TASK GOAL: Please repeat the records exactly from their first line, finishing at the line containing "(0,0) rectangle (787,325);" and including it.

--- BEGIN PROVIDED DATA ---

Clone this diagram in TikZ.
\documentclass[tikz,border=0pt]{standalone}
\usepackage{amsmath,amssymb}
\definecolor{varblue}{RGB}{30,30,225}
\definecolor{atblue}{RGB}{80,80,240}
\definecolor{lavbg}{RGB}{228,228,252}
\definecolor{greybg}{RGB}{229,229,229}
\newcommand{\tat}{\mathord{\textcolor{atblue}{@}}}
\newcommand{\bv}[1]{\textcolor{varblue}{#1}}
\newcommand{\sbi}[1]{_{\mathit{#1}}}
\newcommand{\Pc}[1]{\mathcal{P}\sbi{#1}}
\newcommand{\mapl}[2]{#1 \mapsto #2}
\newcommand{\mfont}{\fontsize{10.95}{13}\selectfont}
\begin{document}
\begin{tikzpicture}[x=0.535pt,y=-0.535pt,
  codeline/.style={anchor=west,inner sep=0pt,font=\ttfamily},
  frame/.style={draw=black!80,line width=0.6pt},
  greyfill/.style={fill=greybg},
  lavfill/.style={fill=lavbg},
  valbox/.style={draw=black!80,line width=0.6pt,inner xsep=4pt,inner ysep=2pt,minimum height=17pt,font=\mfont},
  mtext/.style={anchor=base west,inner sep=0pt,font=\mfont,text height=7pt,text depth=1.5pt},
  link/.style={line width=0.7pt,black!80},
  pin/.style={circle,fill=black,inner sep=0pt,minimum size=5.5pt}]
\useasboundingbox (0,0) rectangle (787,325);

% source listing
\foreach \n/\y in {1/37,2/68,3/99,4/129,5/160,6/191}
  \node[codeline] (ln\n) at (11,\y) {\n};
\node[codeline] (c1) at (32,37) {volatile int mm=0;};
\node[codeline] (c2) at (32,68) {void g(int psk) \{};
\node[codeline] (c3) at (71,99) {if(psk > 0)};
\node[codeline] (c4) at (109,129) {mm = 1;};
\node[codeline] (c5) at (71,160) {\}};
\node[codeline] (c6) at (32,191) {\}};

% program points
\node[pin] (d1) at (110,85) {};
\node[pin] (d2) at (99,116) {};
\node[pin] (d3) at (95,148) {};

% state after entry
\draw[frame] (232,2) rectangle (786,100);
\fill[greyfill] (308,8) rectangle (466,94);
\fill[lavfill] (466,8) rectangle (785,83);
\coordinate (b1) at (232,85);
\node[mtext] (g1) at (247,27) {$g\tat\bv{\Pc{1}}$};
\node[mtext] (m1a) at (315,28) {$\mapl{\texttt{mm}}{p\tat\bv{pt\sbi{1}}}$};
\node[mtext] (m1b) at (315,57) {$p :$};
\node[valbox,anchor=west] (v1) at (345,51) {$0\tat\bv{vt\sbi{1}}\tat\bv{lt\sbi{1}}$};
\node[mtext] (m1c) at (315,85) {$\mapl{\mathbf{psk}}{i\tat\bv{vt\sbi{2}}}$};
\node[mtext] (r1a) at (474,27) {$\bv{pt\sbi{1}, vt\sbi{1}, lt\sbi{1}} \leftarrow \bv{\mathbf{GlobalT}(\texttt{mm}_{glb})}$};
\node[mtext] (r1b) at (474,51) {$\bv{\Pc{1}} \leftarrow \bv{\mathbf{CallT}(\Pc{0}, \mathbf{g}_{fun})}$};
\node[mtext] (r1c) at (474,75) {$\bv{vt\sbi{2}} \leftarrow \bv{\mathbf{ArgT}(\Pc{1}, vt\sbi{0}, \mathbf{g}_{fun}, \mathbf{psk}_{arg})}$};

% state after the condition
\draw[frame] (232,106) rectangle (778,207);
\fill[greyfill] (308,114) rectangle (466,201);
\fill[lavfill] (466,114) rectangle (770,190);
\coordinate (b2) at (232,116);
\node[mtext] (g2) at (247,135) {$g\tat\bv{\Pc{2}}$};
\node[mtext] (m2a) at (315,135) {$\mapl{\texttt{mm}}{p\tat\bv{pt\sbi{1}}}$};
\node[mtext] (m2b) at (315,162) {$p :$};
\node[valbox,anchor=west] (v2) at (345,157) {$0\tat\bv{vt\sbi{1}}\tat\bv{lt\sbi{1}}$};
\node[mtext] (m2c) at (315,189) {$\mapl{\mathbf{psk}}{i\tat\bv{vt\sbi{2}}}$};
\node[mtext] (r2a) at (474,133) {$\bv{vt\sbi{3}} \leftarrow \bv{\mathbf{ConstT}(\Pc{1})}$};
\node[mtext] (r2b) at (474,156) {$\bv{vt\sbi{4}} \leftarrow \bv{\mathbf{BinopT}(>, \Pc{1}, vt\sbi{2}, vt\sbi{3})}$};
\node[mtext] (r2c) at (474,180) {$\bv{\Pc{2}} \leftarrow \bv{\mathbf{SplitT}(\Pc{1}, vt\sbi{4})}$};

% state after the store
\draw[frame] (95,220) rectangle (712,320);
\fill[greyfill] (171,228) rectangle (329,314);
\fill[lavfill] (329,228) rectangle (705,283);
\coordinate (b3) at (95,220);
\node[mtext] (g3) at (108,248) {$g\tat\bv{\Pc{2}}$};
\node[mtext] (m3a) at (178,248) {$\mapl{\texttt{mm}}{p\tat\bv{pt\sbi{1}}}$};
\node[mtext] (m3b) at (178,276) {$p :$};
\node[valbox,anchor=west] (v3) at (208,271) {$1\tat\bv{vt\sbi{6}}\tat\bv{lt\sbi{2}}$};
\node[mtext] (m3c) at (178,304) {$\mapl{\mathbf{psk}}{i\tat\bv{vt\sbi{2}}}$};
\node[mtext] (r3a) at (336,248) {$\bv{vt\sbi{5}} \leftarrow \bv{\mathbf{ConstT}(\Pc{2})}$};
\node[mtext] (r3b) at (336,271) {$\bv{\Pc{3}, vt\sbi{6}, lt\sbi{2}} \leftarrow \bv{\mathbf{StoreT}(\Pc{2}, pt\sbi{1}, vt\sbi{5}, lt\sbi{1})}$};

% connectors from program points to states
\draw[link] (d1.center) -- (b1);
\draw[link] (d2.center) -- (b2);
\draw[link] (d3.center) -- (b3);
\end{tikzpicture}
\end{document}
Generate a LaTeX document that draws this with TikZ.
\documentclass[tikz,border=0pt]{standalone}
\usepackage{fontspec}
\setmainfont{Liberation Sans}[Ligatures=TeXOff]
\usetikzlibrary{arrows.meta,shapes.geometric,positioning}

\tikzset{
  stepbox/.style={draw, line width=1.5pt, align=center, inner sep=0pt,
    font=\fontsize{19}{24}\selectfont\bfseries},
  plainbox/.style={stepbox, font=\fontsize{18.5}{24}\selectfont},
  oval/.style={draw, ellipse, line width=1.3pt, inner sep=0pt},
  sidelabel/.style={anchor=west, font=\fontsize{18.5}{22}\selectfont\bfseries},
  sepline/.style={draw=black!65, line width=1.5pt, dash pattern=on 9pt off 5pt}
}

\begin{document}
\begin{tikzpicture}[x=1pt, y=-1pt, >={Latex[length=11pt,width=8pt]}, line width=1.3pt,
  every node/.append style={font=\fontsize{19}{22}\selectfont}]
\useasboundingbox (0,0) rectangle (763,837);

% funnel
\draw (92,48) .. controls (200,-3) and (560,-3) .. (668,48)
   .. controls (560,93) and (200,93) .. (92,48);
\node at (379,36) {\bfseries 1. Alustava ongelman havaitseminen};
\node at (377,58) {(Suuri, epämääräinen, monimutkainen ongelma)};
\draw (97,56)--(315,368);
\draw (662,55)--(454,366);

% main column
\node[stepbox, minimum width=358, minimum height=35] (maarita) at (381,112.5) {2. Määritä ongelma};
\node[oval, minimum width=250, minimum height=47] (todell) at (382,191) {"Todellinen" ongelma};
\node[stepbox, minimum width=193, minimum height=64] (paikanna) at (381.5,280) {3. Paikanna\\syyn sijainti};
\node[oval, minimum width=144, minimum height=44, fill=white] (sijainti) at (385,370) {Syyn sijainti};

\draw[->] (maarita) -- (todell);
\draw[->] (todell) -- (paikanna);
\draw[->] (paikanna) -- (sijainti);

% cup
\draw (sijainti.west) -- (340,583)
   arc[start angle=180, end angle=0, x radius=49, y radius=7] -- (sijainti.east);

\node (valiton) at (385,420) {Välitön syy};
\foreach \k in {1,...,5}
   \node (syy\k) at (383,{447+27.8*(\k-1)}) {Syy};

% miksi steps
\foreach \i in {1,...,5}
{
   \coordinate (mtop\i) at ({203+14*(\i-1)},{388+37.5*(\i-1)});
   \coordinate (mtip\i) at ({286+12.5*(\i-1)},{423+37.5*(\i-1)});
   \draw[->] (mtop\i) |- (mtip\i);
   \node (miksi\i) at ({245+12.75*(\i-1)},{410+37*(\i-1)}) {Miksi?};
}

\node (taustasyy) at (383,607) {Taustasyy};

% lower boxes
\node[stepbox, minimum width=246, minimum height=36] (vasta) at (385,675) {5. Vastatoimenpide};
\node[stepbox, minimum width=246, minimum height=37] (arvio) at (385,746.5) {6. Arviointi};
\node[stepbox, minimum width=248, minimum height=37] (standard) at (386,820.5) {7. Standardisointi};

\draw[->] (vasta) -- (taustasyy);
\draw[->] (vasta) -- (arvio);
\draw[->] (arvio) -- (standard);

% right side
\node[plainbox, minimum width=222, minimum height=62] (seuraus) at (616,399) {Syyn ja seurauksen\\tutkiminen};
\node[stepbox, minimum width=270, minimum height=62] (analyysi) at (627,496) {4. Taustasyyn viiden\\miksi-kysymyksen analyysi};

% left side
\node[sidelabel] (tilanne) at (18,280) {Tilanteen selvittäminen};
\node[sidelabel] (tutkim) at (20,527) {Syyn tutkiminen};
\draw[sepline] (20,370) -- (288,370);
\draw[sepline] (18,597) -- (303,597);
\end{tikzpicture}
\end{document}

--- END PROVIDED DATA ---

EXPECTED ANSWER:
Clone this diagram in TikZ.
\documentclass[tikz,border=0pt]{standalone}
\usepackage{amsmath,amssymb}
\definecolor{varblue}{RGB}{30,30,225}
\definecolor{atblue}{RGB}{80,80,240}
\definecolor{lavbg}{RGB}{228,228,252}
\definecolor{greybg}{RGB}{229,229,229}
\newcommand{\tat}{\mathord{\textcolor{atblue}{@}}}
\newcommand{\bv}[1]{\textcolor{varblue}{#1}}
\newcommand{\sbi}[1]{_{\mathit{#1}}}
\newcommand{\Pc}[1]{\mathcal{P}\sbi{#1}}
\newcommand{\mapl}[2]{#1 \mapsto #2}
\newcommand{\mfont}{\fontsize{10.95}{13}\selectfont}
\begin{document}
\begin{tikzpicture}[x=0.535pt,y=-0.535pt,
  codeline/.style={anchor=west,inner sep=0pt,font=\ttfamily},
  frame/.style={draw=black!80,line width=0.6pt},
  greyfill/.style={fill=greybg},
  lavfill/.style={fill=lavbg},
  valbox/.style={draw=black!80,line width=0.6pt,inner xsep=4pt,inner ysep=2pt,minimum height=17pt,font=\mfont},
  mtext/.style={anchor=base west,inner sep=0pt,font=\mfont,text height=7pt,text depth=1.5pt},
  link/.style={line width=0.7pt,black!80},
  pin/.style={circle,fill=black,inner sep=0pt,minimum size=5.5pt}]
\useasboundingbox (0,0) rectangle (787,325);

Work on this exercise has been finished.